Gilles Farcet : Un texte relève de la littérature à partir du moment où il est l’œuvre d’un écrivain… Il est toujours délicat de s’attribuer à soi-même un tel titre. Cependant, comme il m’a été accordé par d’autres, j’assume. L’humilité est une belle valeur mais j’ai horreur de la fausse modestie. Accordons-nous donc sur le fait que ce texte n’a pas été écrit par un amateur qui partagerait son expérience de manière factuelle et descriptive mais est bien l’œuvre du professionnel de l’écriture que j’ai été et reste. Cela dit, mon but n’était pas de produire un chef d'œuvre littéraire. Il y a bien longtemps que j’ai cessé de nourrir ce genre d’ambitions. En serais-je d’ailleurs capable ? Ainsi que je te l’ai dit, je n’ai pas senti la nécessité de retravailler mon texte en profondeur.

Frédéric Blanc : J’ai bien compris que les coquetteries de style t’étaient à présent indifférentes… Il n’en reste pas moins que toute activité littéraire implique une préoccupation esthétique. Quels sont très critères en la matière ? Comment essaies-tu de travailler cet aspect-là de ton écriture ?
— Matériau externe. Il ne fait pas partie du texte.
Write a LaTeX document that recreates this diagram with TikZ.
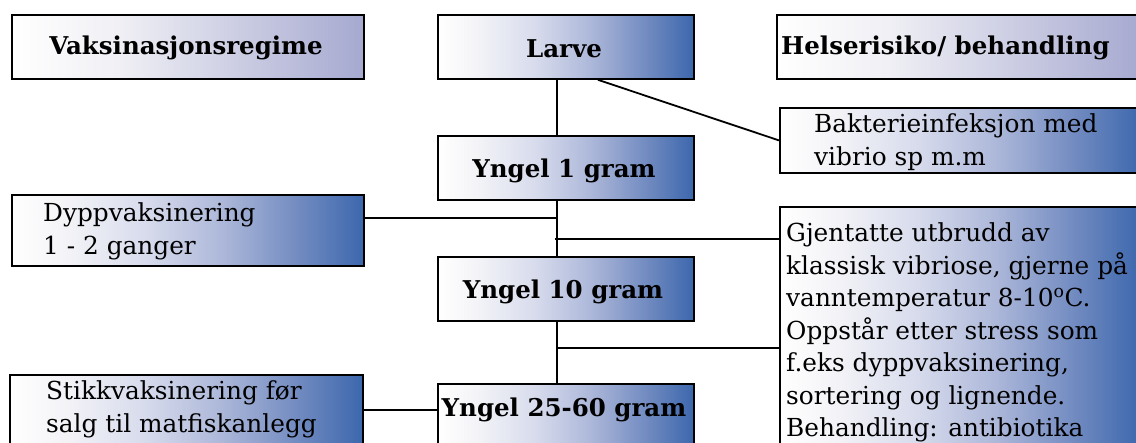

Gilles Farcet : Je ne le travaille plus. Le style a cessé d’être une préoccupation consciente. Je me contente désormais de mettre ma technique au service de ce qui me tient profondément à cœur. J’écris de manière très libre, très instinctive. Ça coule tout seul. C’est un jaillissement assez spontané, parfois mêlé d’images.

Frédéric Blanc : J’imagine que ce n’est pas ainsi que tu écris tes essais…

Gilles Farcet : Absolument pas.

Frédéric Blanc : Qu’est-ce qui change ?

Gilles Farcet : L’écriture d’un essai comme Une boussole dans le brouillard représente un travail totalement différent. C’est un manuel de pédagogie spirituelle dont le but est de clarifier les notions essentielles de la voie. Même s’il ne s’agit pas d’un ouvrage purement théorique, sa rédaction est tout de même un processus très cérébral. Il me serait impossible d’en improviser la rédaction. Chacun de ses chapitres est le fruit de jours, voire de semaines de réflexion. Pour le coup, je retravaille énormément. Pour être aussi clair et utile que possible, je passe des heures à structurer et condenser mon propos. Je dois dire que c’est un travail assez laborieux.